Wednesday, June 19, 2019

The Power of Others notes

How to Survive a Crowd Emergency:

  1. Remember that your natural response to an emergency is likely to be shock and bewilderment and that this can cause you to freeze. Do your best to override this: engage your brain and look for a way out.
  2. Co-operate with those around you, don’t compete with them. Altruistic behavior is very common during disasters and will increase your chances of survival.
  3. Rehearse an exit strategy in your head beforehand. You should do this whenever you enter an unfamiliar place or situation.

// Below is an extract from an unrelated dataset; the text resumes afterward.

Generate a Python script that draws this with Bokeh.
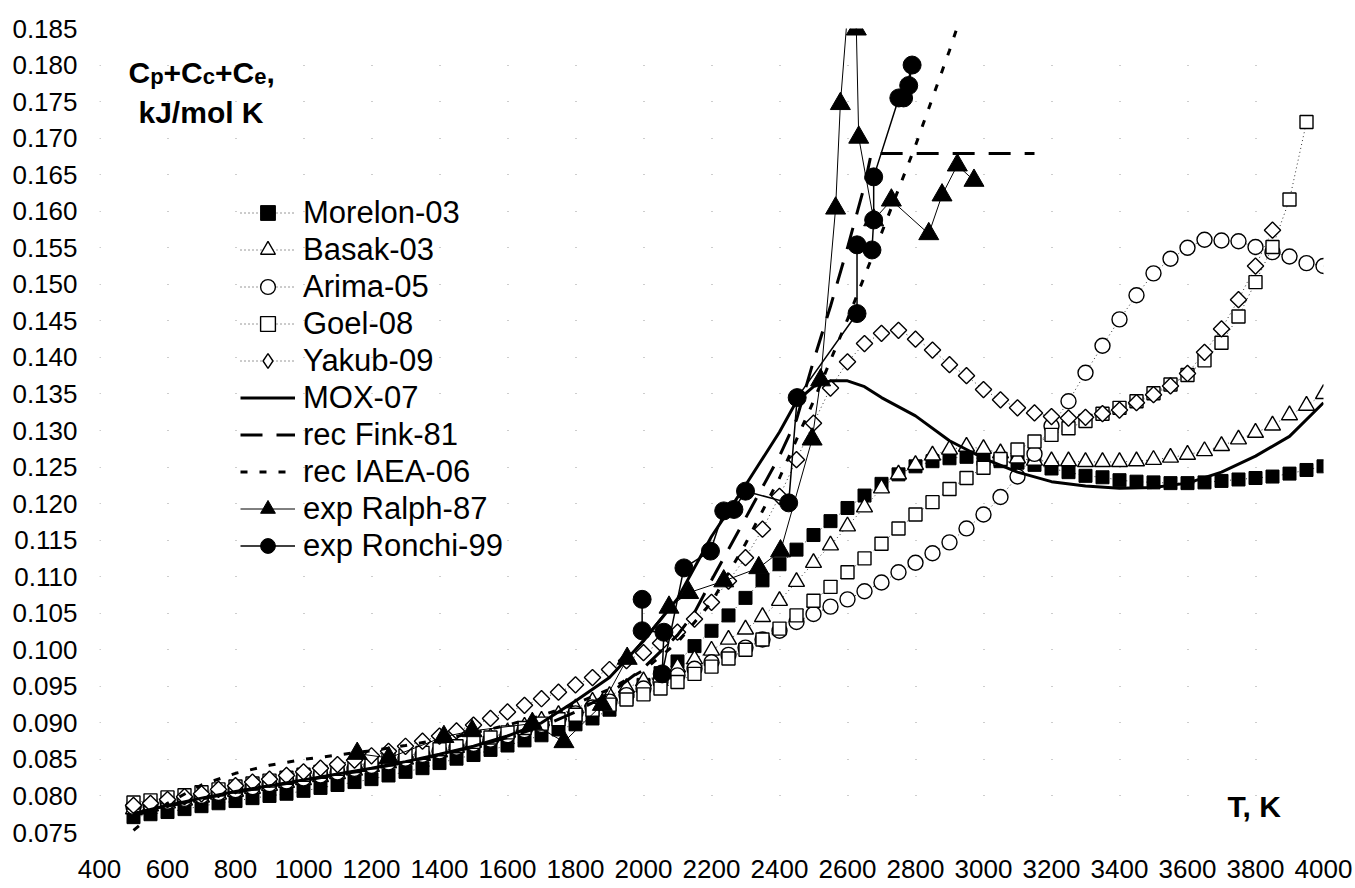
import numpy as np
from bokeh.plotting import figure
from bokeh.models import Range1d, FixedTicker, NumeralTickFormatter, Legend, LegendItem, Label
from bokeh.embed import file_html
from bokeh.resources import INLINE

# ---------------- data ----------------
T_model = list(range(500, 4001, 50))
T_goel = list(range(500, 3951, 50))
T_yakub = list(range(500, 3851, 50))

morelon = [0.0771, 0.0775, 0.0778, 0.0782, 0.0786, 0.0790, 0.0793, 0.0797, 0.0800, 0.0803,
           0.0807, 0.0811, 0.0815, 0.0819, 0.0823, 0.0828, 0.0833, 0.0838, 0.0845, 0.0851,
           0.0856, 0.0863, 0.0869, 0.0876, 0.0883, 0.0891, 0.0898, 0.0906, 0.0918, 0.0935,
           0.0952, 0.0968, 0.0984, 0.1005, 0.1026, 0.1047, 0.1071, 0.1095, 0.1117, 0.1137,
           0.1157, 0.1176, 0.1194, 0.1211, 0.1227, 0.1240, 0.1251, 0.1258, 0.1262, 0.1264,
           0.1261, 0.1258, 0.1256, 0.1253, 0.1248, 0.1243, 0.1238, 0.1236, 0.1232, 0.1230,
           0.1229, 0.1228, 0.1228, 0.1229, 0.1231, 0.1233, 0.1235, 0.1237, 0.1241, 0.1246,
           0.1251]

basak = [0.0782, 0.0786, 0.0790, 0.0794, 0.0798, 0.0802, 0.0806, 0.0810, 0.0814, 0.0818,
         0.0822, 0.0826, 0.0830, 0.0835, 0.0840, 0.0845, 0.0850, 0.0855, 0.0860, 0.0866,
         0.0873, 0.0880, 0.0887, 0.0895, 0.0903, 0.0911, 0.0920, 0.0929, 0.0937, 0.0948,
         0.0957, 0.0966, 0.0976, 0.0987, 0.0999, 0.1014, 0.1028, 0.1045, 0.1067, 0.1093,
         0.1119, 0.1143, 0.1169, 0.1195, 0.1221, 0.1240, 0.1253, 0.1266, 0.1274, 0.1278,
         0.1275, 0.1269, 0.1262, 0.1259, 0.1258, 0.1258, 0.1257, 0.1257, 0.1257, 0.1258,
         0.1260, 0.1263, 0.1267, 0.1272, 0.1279, 0.1288, 0.1297, 0.1307, 0.1321, 0.1334,
         0.1350]

arima = [0.0785, 0.0788, 0.0792, 0.0796, 0.0800, 0.0804, 0.0808, 0.0812, 0.0816, 0.0820,
         0.0824, 0.0828, 0.0832, 0.0837, 0.0841, 0.0846, 0.0851, 0.0856, 0.0861, 0.0866,
         0.0871, 0.0877, 0.0883, 0.0890, 0.0897, 0.0905, 0.0913, 0.0921, 0.0929, 0.0938,
         0.0947, 0.0956, 0.0965, 0.0974, 0.0983, 0.0993, 0.1003, 0.1014, 0.1026, 0.1038,
         0.1049, 0.1059, 0.1069, 0.1080, 0.1092, 0.1106, 0.1119, 0.1132, 0.1147, 0.1166,
         0.1185, 0.1209, 0.1237, 0.1268, 0.1306, 0.1340, 0.1379, 0.1416, 0.1452, 0.1485,
         0.1515, 0.1535, 0.1550, 0.1561, 0.1560, 0.1559, 0.1551, 0.1544, 0.1538, 0.1529,
         0.1525]

goel = [0.0791, 0.0794, 0.0798, 0.0801, 0.0805, 0.0809, 0.0813, 0.0817, 0.0821, 0.0825,
        0.0829, 0.0833, 0.0837, 0.0841, 0.0846, 0.0850, 0.0855, 0.0859, 0.0864, 0.0868,
        0.0874, 0.0880, 0.0887, 0.0893, 0.0899, 0.0905, 0.0911, 0.0918, 0.0925, 0.0932,
        0.0939, 0.0947, 0.0956, 0.0967, 0.0977, 0.0988, 0.1000, 0.1014, 0.1029, 0.1047,
        0.1067, 0.1086, 0.1106, 0.1125, 0.1145, 0.1166, 0.1185, 0.1202, 0.1220, 0.1235,
        0.1249, 0.1261, 0.1274, 0.1285, 0.1294, 0.1303, 0.1313, 0.1323, 0.1331, 0.1340,
        0.1351, 0.1363, 0.1376, 0.1396, 0.1420, 0.1456, 0.1503, 0.1551, 0.1616, 0.1722]

yakub = [0.0787, 0.0790, 0.0795, 0.0799, 0.0803, 0.0809, 0.0814, 0.0819, 0.0823, 0.0828,
         0.0833, 0.0838, 0.0843, 0.0849, 0.0855, 0.0861, 0.0868, 0.0875, 0.0882, 0.0889,
         0.0897, 0.0906, 0.0915, 0.0924, 0.0933, 0.0942, 0.0952, 0.0962, 0.0973, 0.0985,
         0.0996, 0.1009, 0.1024, 0.1042, 0.1065, 0.1094, 0.1126, 0.1165, 0.1210, 0.1260,
         0.1310, 0.1358, 0.1394, 0.1419, 0.1433, 0.1437, 0.1425, 0.1410, 0.1390, 0.1375,
         0.1356, 0.1342, 0.1331, 0.1324, 0.1319, 0.1317, 0.1318, 0.1323, 0.1328, 0.1338,
         0.1349, 0.1361, 0.1378, 0.1407, 0.1439, 0.1479, 0.1525, 0.1574]

T_mox = [500, 600, 700, 800, 900, 1000, 1100, 1200, 1300, 1400, 1500, 1600, 1700, 1800,
         1900, 2000, 2100, 2200, 2300, 2400, 2450, 2500, 2550, 2600, 2650, 2700, 2800,
         2900, 3000, 3100, 3200, 3300, 3400, 3500, 3600, 3700, 3800, 3900, 4000]
mox = [0.0776, 0.0787, 0.0797, 0.0806, 0.0814, 0.0822, 0.0830, 0.0838, 0.0847, 0.0857,
       0.0868, 0.0882, 0.0900, 0.0930, 0.0962, 0.1012, 0.1070, 0.1155, 0.1225, 0.1298,
       0.1340, 0.1360, 0.1368, 0.1368, 0.1360, 0.1345, 0.1320, 0.1286, 0.1262, 0.1243,
       0.1230, 0.1224, 0.1221, 0.1222, 0.1228, 0.1243, 0.1265, 0.1292, 0.1338]

T_fink = [500, 600, 700, 800, 900, 1000, 1100, 1200, 1300, 1400, 1500, 1600, 1700, 1800,
          1900, 2000, 2100, 2150, 2200, 2300, 2400, 2450, 2500, 2550, 2600, 2650, 2670, 3150]
fink = [0.0773, 0.0786, 0.0796, 0.0805, 0.0813, 0.0821, 0.0829, 0.0837, 0.0846, 0.0856,
        0.0867, 0.0880, 0.0895, 0.0915, 0.0940, 0.0975, 0.1020, 0.1051, 0.1095, 0.1180,
        0.1265, 0.1315, 0.1395, 0.1470, 0.1550, 0.1635, 0.1679, 0.1679]

T_iaea = [500, 550, 600, 700, 800, 900, 1000, 1100, 1200, 1300, 1400, 1500, 1600, 1700,
          1800, 1900, 2000, 2100, 2200, 2300, 2400, 2500, 2600, 2700, 2800, 2900, 2950]
iaea = [0.0753, 0.0772, 0.0790, 0.0815, 0.0831, 0.0842, 0.0850, 0.0856, 0.0862, 0.0869,
        0.0877, 0.0886, 0.0897, 0.0910, 0.0926, 0.0946, 0.0972, 0.1010, 0.1065, 0.1145,
        0.1235, 0.1340, 0.1452, 0.1570, 0.1690, 0.1820, 0.1890]

T_ralph = [1158, 1251, 1413, 1496, 1673, 1766, 1879, 1952, 2075, 2133, 2236, 2339, 2403,
           2496, 2521, 2565, 2579, 2605, 2626, 2633, 2677, 2729, 2839, 2878, 2923, 2972]
ralph = [0.0858, 0.0852, 0.0881, 0.0889, 0.0899, 0.0874, 0.0925, 0.0988, 0.1058, 0.1078,
         0.1094, 0.1112, 0.1135, 0.1288, 0.1369, 0.1604, 0.1747, 0.1900, 0.1849, 0.1701,
         0.1588, 0.1615, 0.1569, 0.1622, 0.1663, 0.1642]

T_ronchi = [1996, 1996, 2060, 2055, 2119, 2197, 2236, 2266, 2300, 2427, 2452, 2628, 2628,
            2672, 2677, 2677, 2751, 2765, 2790, 2780]
ronchi = [0.1069, 0.1026, 0.1024, 0.0967, 0.1112, 0.1135, 0.1190, 0.1192, 0.1217, 0.1201,
          0.1345, 0.1460, 0.1554, 0.1547, 0.1588, 0.1647, 0.1755, 0.1755, 0.1800, 0.1772]

x_ticks = list(range(400, 4001, 200))
y_ticks = [0.075, 0.080, 0.085, 0.090, 0.095, 0.100, 0.105, 0.110, 0.115, 0.120, 0.125,
           0.130, 0.135, 0.140, 0.145, 0.150, 0.155, 0.160, 0.165, 0.170, 0.175, 0.180, 0.185]

FONT = "Liberation Sans"

# ---------------- figure ----------------
p = figure(width=1355, height=888, output_backend="svg", toolbar_location=None,
           x_range=Range1d(400, 4000), y_range=Range1d(0.075, 0.185),
           min_border_left=99, min_border_right=32, min_border_top=28, min_border_bottom=56)
p.outline_line_color = None
p.background_fill_color = "white"
p.border_fill_color = "white"

p.xaxis.ticker = FixedTicker(ticks=x_ticks)
p.yaxis.ticker = FixedTicker(ticks=y_ticks)
p.yaxis.formatter = NumeralTickFormatter(format="0.000")
for ax in (p.xaxis, p.yaxis):
    ax.axis_line_color = None
    ax.major_tick_line_color = None
    ax.minor_tick_line_color = None
    ax.major_tick_out = 0
    ax.major_tick_in = 0
    ax.minor_tick_out = 0
    ax.major_label_text_font = FONT
    ax.major_label_text_font_size = "26px"
    ax.major_label_text_color = "black"
p.yaxis.major_label_standoff = 22
p.xaxis.major_label_standoff = 27

p.xgrid.grid_line_color = None
p.ygrid.grid_line_color = "#9a9a9a"
p.ygrid.grid_line_width = 1
p.ygrid.grid_line_dash = "1 67"

DOT = dict(line_color="#333333", line_width=1, line_dash="1 3")

l1 = p.line(T_model, morelon, **DOT)
s1 = p.scatter(T_model, morelon, marker="square", size=13, fill_color="black",
               line_color="black", line_width=1)
l2 = p.line(T_model, basak, **DOT)
s2 = p.scatter(T_model, basak, marker="triangle", size=16, fill_color="white",
               line_color="black", line_width=1.4)
l3 = p.line(T_model, arima, **DOT)
s3 = p.scatter(T_model, arima, marker="circle", size=15, fill_color="white",
               line_color="black", line_width=1.4)
l4 = p.line(T_goel, goel, **DOT)
s4 = p.scatter(T_goel, goel, marker="square", size=13, fill_color="white",
               line_color="black", line_width=1.4)
l5 = p.line(T_yakub, yakub, **DOT)
s5 = p.scatter(T_yakub, yakub, marker="square", angle=np.pi / 4, size=11.5,
               fill_color="white", line_color="black", line_width=1.4)
# legend key for the diamond symbol (hidden in the plot, drawn only in the legend)
s5_key = p.scatter(T_yakub, yakub, marker="diamond", size=18, fill_color="white",
                   line_color="black", line_width=1.4, visible=False)
l6 = p.line(T_mox, mox, line_color="black", line_width=3)
l7 = p.line(T_fink, fink, line_color="black", line_width=3, line_dash="22 14")
l8 = p.line(T_iaea, iaea, line_color="black", line_width=3, line_dash="7 12")
l9 = p.line(T_ralph, ralph, line_color="black", line_width=1)
s9 = p.scatter(T_ralph, ralph, marker="triangle", size=20, fill_color="black",
               line_color="black")
l10 = p.line(T_ronchi, ronchi, line_color="black", line_width=1.5)
s10 = p.scatter(T_ronchi, ronchi, marker="circle", size=18, fill_color="black",
                line_color="black")

legend = Legend(items=[
    LegendItem(label="Morelon-03", renderers=[l1, s1]),
    LegendItem(label="Basak-03", renderers=[l2, s2]),
    LegendItem(label="Arima-05", renderers=[l3, s3]),
    LegendItem(label="Goel-08", renderers=[l4, s4]),
    LegendItem(label="Yakub-09", renderers=[l5, s5_key]),
    LegendItem(label="MOX-07", renderers=[l6]),
    LegendItem(label="rec Fink-81", renderers=[l7]),
    LegendItem(label="rec IAEA-06", renderers=[l8]),
    LegendItem(label="exp Ralph-87", renderers=[l9, s9]),
    LegendItem(label="exp Ronchi-99", renderers=[l10, s10]),
], location=(141, 268), orientation="vertical", glyph_width=55, glyph_height=37,
   label_height=37, spacing=0, padding=0, margin=0, label_standoff=8,
   label_text_font=FONT, label_text_font_size="31px", label_text_color="black",
   border_line_color=None, background_fill_alpha=0, click_policy="none",
   inactive_fill_alpha=0)
p.add_layout(legend)


def X(px):
    return 400 + (px - 99) * 3600 / 1224


def Y(py):
    return 0.185 - (py - 28) * 0.110 / 804


title_parts = [("C", 128, 72, "30px"), ("p", 149.7, 76, "22px"), ("+", 163.1, 72, "30px"),
               ("C", 180.6, 72, "30px"), ("c", 202.3, 76, "22px"), ("+", 214.5, 72, "30px"),
               ("C", 232.0, 72, "30px"), ("e", 253.7, 76, "22px"), (",", 265.9, 72, "30px")]
for txt, px, py, fs in title_parts:
    p.add_layout(Label(x=X(px), y=Y(py), text=txt, text_font=FONT, text_font_size=fs,
                       text_font_style="bold", text_baseline="alphabetic", text_align="left",
                       text_color="black"))
p.add_layout(Label(x=X(138), y=Y(112), text="kJ/mol K", text_font=FONT, text_font_size="30px",
                   text_font_style="bold", text_baseline="alphabetic", text_align="left",
                   text_color="black"))
p.add_layout(Label(x=X(1227), y=Y(806), text="T, K", text_font=FONT, text_font_size="30px",
                   text_font_style="bold", text_baseline="alphabetic", text_align="left",
                   text_color="black"))

open("out.html", "w").write(file_html(p, INLINE))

You’ll be less likely to dawdle when something goes wrong if you’ve mentally gone through the motions.

How to Avoid Groupthink in Your Organization:

  1. An illusion of invulnerability, shared by most or all members, which creates excessive optimism and encourages taking extreme risks.
  2. An unquestioned belief in the group's inherent morality.
  3. A collective effort to discount warnings or any information that might force members to reconsider their assumptions.
  4. Stereotyped views of enemy leaders as too evil to warrant genuine attempts to negotiate.
  5. An inclination among members to self-censor any doubts they have about the apparent group consensus.
  6. A shared illusion of unanimity over judgments that conform to the majority view, either due to self-censorship over a false assumption that silence means consent.
  7. Direct pressure on any member who expresses strong arguments against any of the group's commitments.
  8. The emergence of self-appointed 'mind-guards' who take it upon themselves to protect the group from adverse information.

Source: The Power of Others: Peer Pressure, Groupthink, and How the People Around Us Shape Everything We Do (2015) by Michael Bond.

Organizations can be political too. And groupthink can affect them as well. For instance, thinking that socialism more moral (or even perfect) than the free-market system. Or not believing any data that contradicts man-made global warming. Scientific community once thought the sun revolved around the earth. That was a kind of groupthink. Science is not up to a vote. Not negotiating with republican House or Senate leaders because you think they are racist, bigots, etc. Even direct pressure against any member who doesn’t follow in line with all the progressive policies like thinking President Trump is guilty of colluding. Or being a proponent of Israel. Ask Joe Lieberman what I am talking about. Or Alan Dershowitz.